Ora a me pare che Montanari sia stato molto esplicito anche su questo. La porta non è chiusa per nessuno, ma deve essere chiaro che le politiche su cui i soggetti convergano, oltre che alternative al PD, dovranno essere in contrasto con quelle dell’Ulivo e del centrosinistra degli ultimi anni, responsabili (anche se non certo unici) del disastro attuale dello stato sociale e della sfera pubblica italiana, in primo luogo per l’acritica consegna del paese alle politiche austeritarie.
Quello che inquieta, infatti, è che non sembra esserci nemmeno la revisione. Bersani si dice “più liberale di Renzi” (intendendo “più liberista”) e sostiene anche che negli anni Novanta era giusto essere liberisti nell’economia e non nella società, mentre oggi che la destra è protezionista anche la sinistra deve tornare a proteggere: come dire che bisogna soltanto adeguarsi all’altrui egemonia. E D’Alema – nel 2017 – ancora pensa di aver portato la libertà alla Serbia e che ancora i serbi (tuttora offesi e feriti nel corpo e nello spirito) lo ringrazino: ma tale dichiarazione (oltre a denunciare un preoccupante distacco dalla realtà) significa non avere consapevolezza di come il neo-liberismo, che pure l’ex premier dice ora di voler combattere, si incarni in concrete politiche estere di tipo imperialistico – che in quel caso miravano a finire di distruggere l’autonomia dell’ex Yugoslavia, non a ripristinare i diritti umani – e in storytelling che hanno stravolto la verità nella testa di generazioni di persone con la favola ideologica dell’esportazione della democrazia (avete presente cos’è oggi l’Irak? Un inferno a cielo aperto). Il problema non è la “legittimità” giuridica della guerra, ma, appunto, la sua sostanza politica ed esistenziale. Che è stata tragica.
Del nodo della rimozione ha scritto Paolo Favilli proprio sul “Manifesto” del 13/7/2017 (fortunatamente ancora spesso si leggono cose buone su questo giornale). Conviene concludere riportando all’attenzione la sua lucida disamina.

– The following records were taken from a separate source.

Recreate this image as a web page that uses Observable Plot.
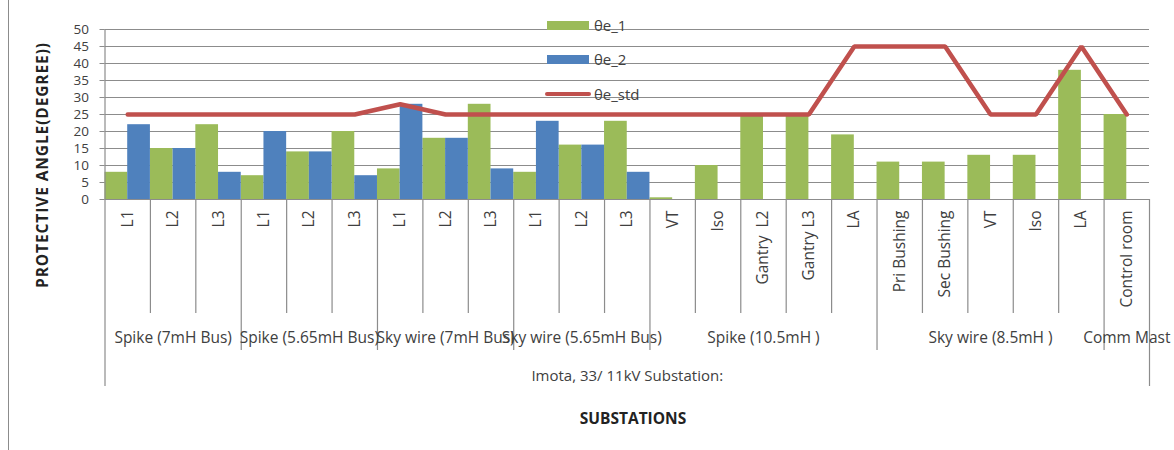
<!DOCTYPE html>
<html>
<head>
<meta charset="utf-8">
<script src="https://cdn.jsdelivr.net/npm/d3@7"></script>
<script src="https://cdn.jsdelivr.net/npm/@observablehq/plot@0.6"></script>
<style>
  body { margin: 0; background: #fff; }
  #wrap { position: relative; width: 1174px; height: 450px; font-family: "Open Sans", sans-serif; color: #404040; overflow: hidden; }
  #frame { position: absolute; left: 8px; top: 0; width: 0; height: 450px; border-left: 1px solid #8c8c8c; }
  .leg { position: absolute; left: 545px; font-size: 15px; color: #404040; display: flex; align-items: center; }
  .sw { width: 42px; height: 9px; margin-right: 5px; }
  .ln { width: 46px; height: 4px; margin-right: 3px; border-radius: 2px; }
</style>
</head>
<body>
<div id="wrap"><div id="frame"></div></div>
<script>
// ---- data ----
const categories = ["L1","L2","L3","L1","L2","L3","L1","L2","L3","L1","L2","L3",
  "VT","Iso","Gantry  L2","Gantry L3","LA","Pri Bushing","Sec Bushing","VT","Iso","LA","Control room"];
const theta1 = [8,15,22,7,14,20,9,18,28,8,16,23,0.5,10,25,25,19,11,11,13,13,38,25];
const theta2 = [22,15,8,20,14,7,28,18,9,23,16,8,null,null,null,null,null,null,null,null,null,null,null];
const thetaStd = [25,25,25,25,25,25,28,25,25,25,25,25,25,25,25,25,45,45,45,25,25,45,25];
const groups = ["Spike (7mH Bus)","Spike (5.65mH Bus)","Sky wire (7mH Bus)","Sky wire (5.65mH Bus)","Spike (10.5mH )","Sky wire (8.5mH )","Comm Mast"];
const groupSizes = [3,3,3,3,5,5,1];
const outerLabel = "Imota, 33/ 11kV Substation:";
const yTicks = [0,5,10,15,20,25,30,35,40,45,50];
const seriesNames = ["θe_1","θe_2","θe_std"];
const colors = ["#9BBB59","#4F81BD","#C0504D"];

// ---- derived ----
const n = categories.length;
const rows = categories.map((c, i) => ({i, c, t1: theta1[i], t2: theta2[i], std: thetaStd[i]}));
const groupStarts = [];
let acc = 0;
for (const s of groupSizes) { groupStarts.push(acc); acc += s; }
const groupCenters = groupStarts.map((s, k) => s + groupSizes[k] / 2);
const groupBounds = groupStarts.slice(1);
const catBounds = d3.range(1, n).filter(b => !groupBounds.includes(b));
const centerLabel = new Map(rows.map(d => [d.i + 0.5, d.c]));
const groupLabel = new Map(groupCenters.map((c, k) => [c, groups[k]]));
const outerLabelMap = new Map([[n / 2, outerLabel]]);
const gray = "#8c8c8c";

const chart = Plot.plot({
  width: 1174,
  height: 450,
  marginLeft: 104.5,
  marginRight: 25,
  marginTop: 29,
  marginBottom: 251,
  style: {fontFamily: "'Open Sans', sans-serif", fontSize: "15px", color: "#404040", background: "transparent", overflow: "visible"},
  x: {type: "linear", domain: [0, n]},
  y: {domain: [0, 50]},
  marks: [
    Plot.gridY(yTicks, {stroke: gray, strokeOpacity: 1, strokeWidth: 1.2}),
    Plot.rectY(rows.filter(d => d.t1 != null), {x1: "i", x2: d => d.i + 0.5, y: "t1", fill: colors[0]}),
    Plot.rectY(rows.filter(d => d.t2 != null), {x1: d => d.i + 0.5, x2: d => d.i + 1, y: "t2", fill: colors[1]}),
    Plot.lineY(rows, {x: d => d.i + 0.5, y: "std", stroke: colors[2], strokeWidth: 4.5, strokeLinejoin: "miter"}),
    Plot.ruleX([0], {stroke: gray, strokeWidth: 1.2}),
    Plot.axisY(yTicks, {tickSize: 5, tickPadding: 11, stroke: gray, label: null, fontSize: 13.5}),
    Plot.axisX(catBounds, {tickSize: 114, tickFormat: () => "", stroke: gray, strokeWidth: 1.2, label: null}),
    Plot.axisX(groupBounds, {tickSize: 151, tickFormat: () => "", stroke: gray, strokeWidth: 1.2, label: null}),
    Plot.axisX([0, n], {tickSize: 187, tickFormat: () => "", stroke: gray, strokeWidth: 1.2, label: null}),
    Plot.axisX(rows.map(d => d.i + 0.5), {tickSize: 0, tickRotate: -90, tickPadding: 11, tickFormat: d => centerLabel.get(d), label: null, fontSize: 15.5}),
    Plot.axisX(groupCenters, {tickSize: 0, tickPadding: 132, tickFormat: d => groupLabel.get(d), label: null, fontSize: 15.5}),
    Plot.axisX([n / 2], {tickSize: 0, tickPadding: 171, tickFormat: d => outerLabelMap.get(d), label: null, fontSize: 15})
  ]
});

const wrap = document.getElementById("wrap");
chart.style.position = "absolute";
chart.style.left = "0px";
chart.style.top = "0px";
wrap.appendChild(chart);

const svg = d3.select(chart);
svg.append("text")
  .attr("transform", "translate(42,165) rotate(-90)")
  .attr("text-anchor", "middle")
  .attr("dominant-baseline", "central")
  .attr("font-weight", "bold")
  .attr("font-size", 15.5)
  .attr("letter-spacing", "0.9px")
  .attr("fill", "#222")
  .text("PROTECTIVE ANGLE(DEGREE))");
svg.append("text")
  .attr("x", 633).attr("y", 418)
  .attr("text-anchor", "middle")
  .attr("dominant-baseline", "central")
  .attr("font-weight", "bold")
  .attr("font-size", 15.5)
  .attr("fill", "#222")
  .text("SUBSTATIONS");

// legend
const legTops = [15, 49, 84];
seriesNames.forEach((name, k) => {
  const item = document.createElement("div");
  item.className = "leg";
  item.style.top = legTops[k] + "px";
  const sw = document.createElement("div");
  sw.className = k < 2 ? "sw" : "ln";
  sw.style.background = colors[k];
  if (k < 2) sw.style.marginLeft = "2px";
  const tx = document.createElement("span");
  tx.textContent = name;
  item.appendChild(sw);
  item.appendChild(tx);
  wrap.appendChild(item);
});
</script>
</body>
</html>
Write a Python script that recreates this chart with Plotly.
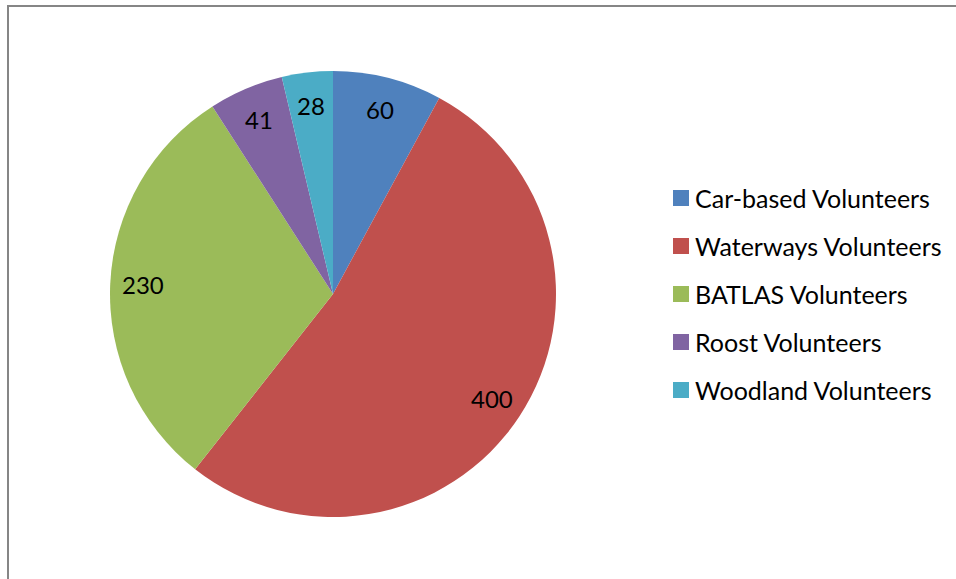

Per Favilli qualsiasi progetto unitario non può non partire dalla riflessione sul fatto che la partecipazione convinta delle varie ‘cose’ alle caratteristiche culturali ed operative, alle logiche complessive della fase di accumulazione in corso, sia stata davvero la sostanza di un lungo e incisivo periodo storico”. Questo insomma intendeva dire Montanari e non fare dell’”estremismo” come rimproveratogli da D’Alema. “Mi rendo perfettamente conto – continua Favilli – di quanto sia difficile per i protagonisti di una vicenda durata per più di vent’anni fare i conti con i lineamenti di quella storia, ma forse proprio la contestualizzazione storica dei punti programmatici evocati può aiutare a riprendere una visione non tattica, bensì strategica della politica”. E concludeva: “Solo all’interno di questa dimensione analitica la ‘discontinuità’ conclamata dai Pisapia, dai D’Alema, da tutti i sostenitori di un ‘nuovo’ centrosinistra, può acquisire determinazione di significato. In mancanza di analisi è solo l’ennesima forma di astuzia verbale, di perseveranza della tattica in primo luogo”.
Ecco, è di questo che sui giornali bisognerebbe continuare a discutere: non per dividersi, ma per unirsi senza patologiche rimozioni.